Do gotującej się wody z cukrem włożyć śliwki.
Gotować do miękkości. Mogą się nawet zacząć rozgotowywać.
Ja dziś dodałam sobie troszkę roboty, bo wrzuciłam z pestkami, więc musiałam je po rozgotowaniu przetrzeć, ale to był momencik i gotowe.
Podbić śmietaną rozmieszaną z mąką. Podawać mocno schłodzony z płatkami kukurydzianymi.
Chłodnik nie powinien być przesłodzony, ani zbytnio zagęszczony mąką.
Po zmiksowaniu owoców, może się okazać, że mąka w ogóle nie jest potrzebna, bo z owoców zrobi się zawiesisty mus.
Ale to już każdy wie, co dla niego najlepsze.
Można oczywiście zrobić chłodnik wieloowocowy, np. z owoców leśnych, czy zmieszać po garści tego, co w ogrodzie rośnie, albo zostało w koszyczku i nie ma kto zjeść. Można dodać mięty. Kto chce, nie musi miksować, będzie miał wtedy chłodnik z kawałkami owoców. Można zaprawić chłodnik jogurtem (pamiętając, żeby dodać go już do zimnego chłodnika, bo inaczej zrobi się nam chłodnik owocowy z serem).
Jak komuś posmakują, to ma naprawdę w lecie duże pole do popisu.
Postaram się niedługo zrobić bardziej bajerancką wersję chłodnika i wtedy uzupełnię zdjęciem, ale kto chce, na pewno załapie o co chodzi.

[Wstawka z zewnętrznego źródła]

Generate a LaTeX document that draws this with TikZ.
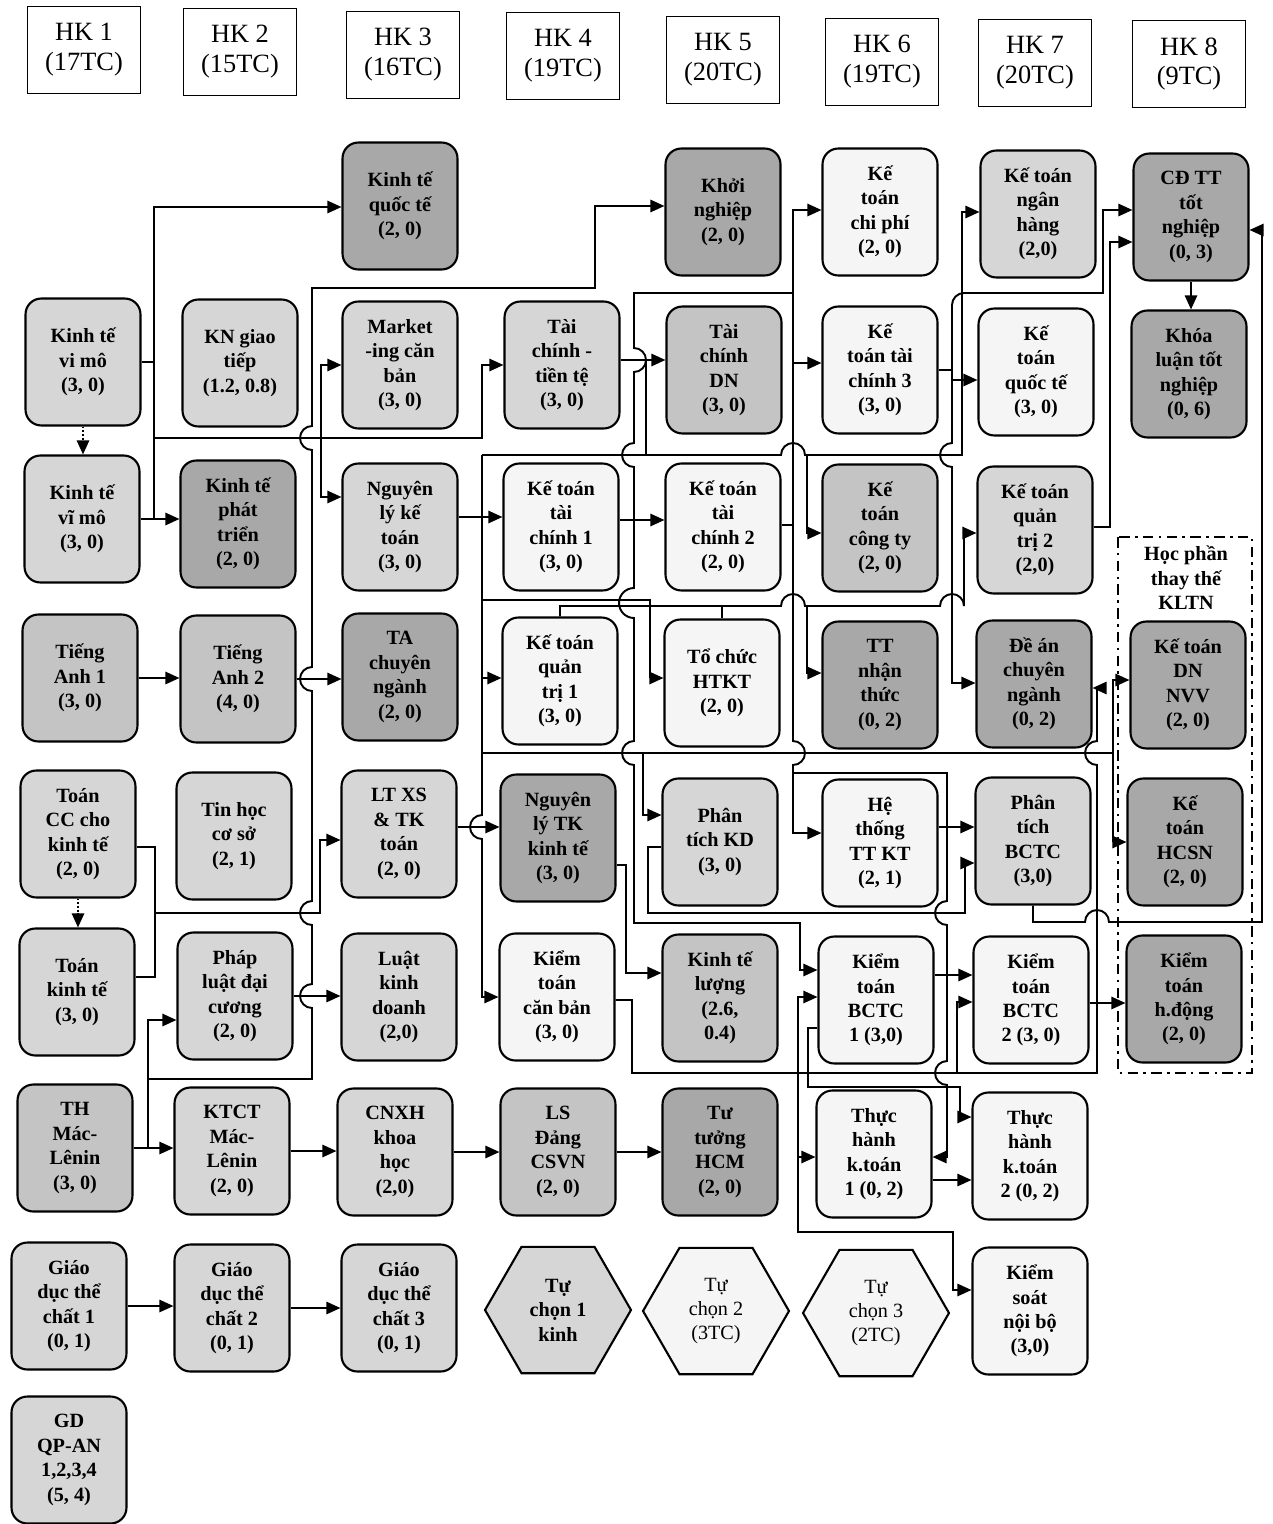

Chłodnik można zagęścić wodą z mąką ziemniaczaną, wtedy powstały "kompocik", czy kisielek, będzie klarowniejszy, niż po zagęszczeniu mąką pszenną. Gotowy wlewamy na talerz i dopiero wtedy dodajemy łyżkę śmietany, wlewając ją na środek talerza i płynnym ruchem mieszamy delikatnie w talerzu, otrzymując fantazyjnego, śmietanowego "ślimaczka", lub artystycznego kleksa i możemy dorzucić jakiś zielony listek, albo kwiatuszka na brzeg talerza, tak, żeby nam się do niego oczy śmiały i apetyt - żarem z nieba przypalony - wzrastał.